Before we go on with this, prime your pump with this holiday sampler of pieces from Jack Vinson at Knowledge Jolt With Jack. Jack writes about knowledge management, personal effectiveness, theory of constraints and more. He's offered a quick tour that you can take at your leisure, in handy categories. Definitely do the first one, if your'e squeezed for time:
Expertise:
http://blog.jackvinson.com/archives/2006/11/22/clay_shirky_on_expertise_again.html
Expertise locators:
http://blog.jackvinson.com/archives/2006/06/23/expertise_locators_on_the_brain.html
The KM keystroke:
http://blog.jackvinson.com/archives/2006/09/06/f1_as_the_knowledge_management_key.html
Definitions:
http://blog.jackvinson.com/archives/2006/08/29/km_definitions_from_my_perspective.html
Jumping into the fray, here's my pitch:
Knowledge is content, but by itself it isn't product. In the markets, "expertise" is the packaging used for knowledge transfer. Its point is to convert contents into applications. Applications! Now there's a product.
This is why it actually makes sense to hire experts; that's how you, as the consumer, access the knowledge. And yet there still might be an issue of customer satisfaction; what if the expertise doesn't bring the knowledge you really wanted? It's not that it couldn't -- just that it didn't. Is that aggravating, or what!

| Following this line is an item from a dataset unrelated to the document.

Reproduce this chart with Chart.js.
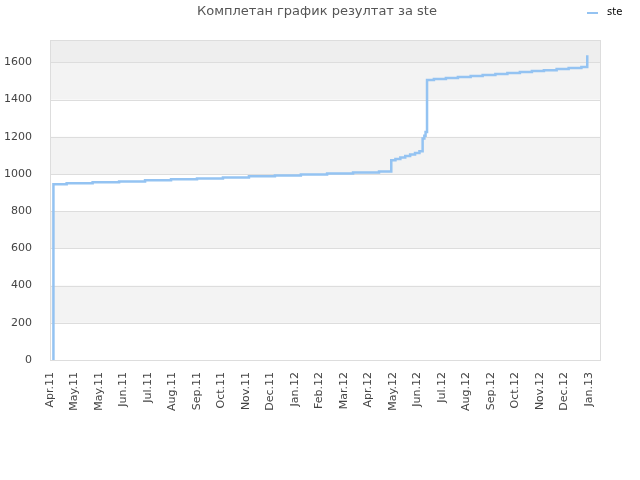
<!DOCTYPE html>
<html>
<head>
<meta charset="utf-8">
<script src="https://cdn.jsdelivr.net/npm/chart.js@4/dist/chart.umd.min.js"></script>
<style>
  html, body { margin: 0; padding: 0; background: #fff; }
  #wrap { width: 640px; height: 480px; }
</style>
</head>
<body>
<div id="wrap"><canvas id="chart" width="640" height="480"></canvas></div>
<script>
/* ===== DATA ===== */
const titleText = 'Комплетан график резултат за ste';
const seriesName = 'ste';
const monthLabels = ['Apr.11', 'May.11', 'May.11', 'Jun.11', 'Jul.11', 'Aug.11', 'Sep.11', 'Oct.11',
  'Nov.11', 'Dec.11', 'Jan.12', 'Feb.12', 'Mar.12', 'Apr.12', 'May.12', 'Jun.12', 'Jul.12',
  'Aug.12', 'Sep.12', 'Oct.12', 'Nov.12', 'Dec.12', 'Jan.13'];
// position along the time axis, in label steps
const stepX = [0.14, 0.14, 0.68, 1.74, 2.82, 3.88, 4.94, 6.00, 7.06, 8.12, 9.18, 10.24, 11.31,
  12.37, 13.43, 13.93, 14.10, 14.30, 14.50, 14.70, 14.90, 15.08, 15.21, 15.21, 15.28, 15.33,
  15.39, 15.39, 15.67, 16.16, 16.65, 17.17, 17.66, 18.18, 18.67, 19.18, 19.67, 20.16, 20.68,
  21.17, 21.69, 21.93];
const scoreY = [0, 945, 950, 955, 960, 966, 971, 976, 981, 987, 992, 997, 1003,
  1008, 1013, 1074, 1080, 1088, 1096, 1104, 1112, 1122, 1131, 1190, 1205, 1225,
  1248, 1505, 1510, 1516, 1521, 1526, 1532, 1537, 1542, 1548, 1553, 1558, 1564,
  1569, 1575, 1638];
const yTicks = [0, 200, 400, 600, 800, 1000, 1200, 1400, 1600];
const yMax = 1720;
const xMax = 22.45;

const lineColor = '#94c3f2';
const font = { family: 'DejaVu Sans', size: 11 };

/* ===== PLOT BACKGROUND: bands + frame ===== */
const bandsPlugin = {
  id: 'bands',
  beforeDraw(chart) {
    const { ctx, chartArea: a, scales: { y } } = chart;
    ctx.save();
    for (let i = 0; i < yTicks.length; i++) {
      const lo = yTicks[i];
      const hi = i + 1 < yTicks.length ? yTicks[i + 1] : yMax;
      let fill = null;
      if (i === yTicks.length - 1) fill = '#eeeeee';
      else if (i % 2 === 1) fill = '#f3f3f3';
      if (!fill) continue;
      const top = y.getPixelForValue(hi), bot = y.getPixelForValue(lo);
      ctx.fillStyle = fill;
      ctx.fillRect(a.left, top, a.right - a.left, bot - top);
    }
    ctx.strokeStyle = '#dddddd';
    ctx.lineWidth = 1;
    yTicks.forEach(v => {
      const py = Math.round(y.getPixelForValue(v)) + 0.5;
      ctx.beginPath(); ctx.moveTo(a.left, py); ctx.lineTo(a.right, py); ctx.stroke();
    });
    ctx.strokeRect(Math.round(a.left) + 0.5, Math.round(a.top) + 0.5,
      Math.round(a.right - a.left), Math.round(a.bottom - a.top));
    ctx.restore();
  },
  afterDraw(chart) {
    const { ctx } = chart;
    ctx.save();
    ctx.font = '13px "DejaVu Sans"';
    ctx.fillStyle = '#555555';
    ctx.textAlign = 'center';
    ctx.textBaseline = 'middle';
    ctx.fillText(titleText, 317, 12);
    ctx.strokeStyle = lineColor;
    ctx.lineWidth = 2;
    ctx.beginPath(); ctx.moveTo(587, 13); ctx.lineTo(598, 13); ctx.stroke();
    ctx.font = '10px "DejaVu Sans"';
    ctx.fillStyle = '#000000';
    ctx.textAlign = 'left';
    ctx.fillText(chart.data.datasets[0].label, 607, 12);
    ctx.restore();
  }
};

new Chart(document.getElementById('chart'), {
  type: 'line',
  data: {
    datasets: [{
      label: seriesName,
      data: stepX.map((x, i) => ({ x, y: scoreY[i] })),
      borderColor: lineColor, borderWidth: 2.5,
      pointRadius: 0, stepped: true, fill: false, tension: 0
    }]
  },
  options: {
    responsive: false, animation: false,
    layout: { padding: { top: 40, right: 40, left: 0, bottom: 0 } },
    plugins: { legend: { display: false }, title: { display: false }, tooltip: { enabled: false } },
    scales: {
      x: {
        type: 'linear', min: 0, max: xMax,
        afterBuildTicks: s => { s.ticks = monthLabels.map((_, i) => ({ value: i })); },
        afterFit: s => { s.height = 120; },
        grid: { display: false }, border: { display: false },
        ticks: {
          autoSkip: false, maxRotation: 90, minRotation: 90, padding: 4,
          font, color: '#444444',
          callback: v => monthLabels[v]
        }
      },
      y: {
        min: 0, max: yMax,
        afterBuildTicks: s => { s.ticks = yTicks.map(v => ({ value: v })); },
        afterFit: s => { s.width = 50; },
        grid: { display: false }, border: { display: false },
        ticks: { font, color: '#444444', padding: 10, callback: v => String(v) }
      }
    }
  },
  plugins: [bandsPlugin]
});
</script>
</body>
</html>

This ultimately highlights the issue of value: when we're shopping for expertise, we're shopping for knowledge delivery, not necessarily for the knowledge itself. In the end, the credibility of an expert is usually about his track record of delivery. It's nice if that credential is based on delivering under real-world pressure, not just under pressure of exams. But let's not get distracted: we know the knowledge is out there in many places, and we want the credential to tell us the best place to get it.
This helps explain the difference between credibility and authority. To the point, we can think of authority in terms of "authorship" -- nothing less than the virtue of having defined the knowledge in the first place and thereby being its master. Authority is at a different location than credibility in the knowledge supply chain. It's not the distributor or the retailer, it's the manufacturer or producer.
Consequently, the more we are determined to get right to the knowledge and skip the packaging, the more we're predisposed to cut out the middle man: experts.
Of course, cutting out the middle man leaves us with a situation:
- we either have to do more work (shopping), or
- we have to accept that what we buy may not be the best of breed.
In the first case, we probably want to be lucky; and in the second, we probably want to be... smart!
My favorite practical stance on that is all about being able to accept what happens.
- In the former case, it's the first rule of shopping -- After you've bought it, stop shopping.
- In the latter case, it's the second rule of shopping -- You're not perfect, but you're perfect for me.
This practicality isn't very sexy. Being your own expert is just not the same as being someone else's. But the good news is, not being someone else's expert isn't going to hamper you in getting your hands on authentic knowledge.
The bad news is that you might be competing with other people's experts, to get your hands on it first, before they obfuscate it with packaging.
In the Web Do Dot Oh-ver era, the biggest problem is getting faked out by electro-powered shoppers and distributors posing as authorities. Be forewarned, they might be merely experts.
Well, gotta run; my unauthorized autobiography is overdue at the editor's.